On Mon, 28 Jan 2002, Stephen Turner wrote:
> Well, I'd just like to thank Andrew for organising this. I've had fun,
> anyway.
>
> Now I hope someone will explain Eugene's solution to us poor newbies!
OK, this might not be very clear, but anyway...
-p $_ x=1&~$.&split$&while aeiouy=~/.?/g
-p prints $_ (but you know this)
On each turn of the loop $_ is "multipled" by
1&~$.&split$&
(yes, this & is not an operator)
with a little more parentheses :
$_ x= (1 & (~$.) & (split $&)) while(aeiouy=~/.?/g)
So we print $_ multiplied by 1 if all of those have 1 as their low-order
bit. And by 0, if any of those numbers is even.
~$. is odd if $. is even
aeiouy=~/./g loops on the 6 vowels.
But what's the use of the question mark, you ask?
You can test with these:
$ perl -e 'print "$&:" while aeiouy=~/./g'
a:e:i:o:u:y:
$ perl -e 'print "$&:" while aeiouy=~/.?/g'
a:e:i:o:u:y::
The difference is that then it also matches the empty string at the end of
"aeiouy"...
split$& splits on $&, that is to say successively a, e, i, o, u, y and ''.

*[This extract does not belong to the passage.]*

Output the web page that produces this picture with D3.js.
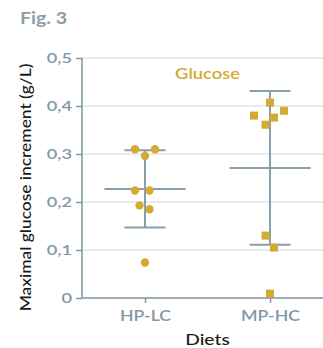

this is odd if the number of a, e, i, o, u, y and total letters is even.
In the end the resulting number is 1 if all the calculated numbers were
odd. If any of those numbers is even, 1&that number returns 0, so $_ is
"multiplied" by 0, and we print nothing.
Well, bravo! I must admit I find it quite "interesting" to try to count an
odd number of things while almost everybody else was looking for even
counts!
Other nice entries were the ones that used s/$&/$&/ while aeiouy=~/.?/g
I love this use of two different values of $& (which are equal, but not
the same)
--
Philippe "BooK" Bruhat
The shortest distance between two points is not always the safest.
(Moral from Groo The Wanderer #69 (Epic))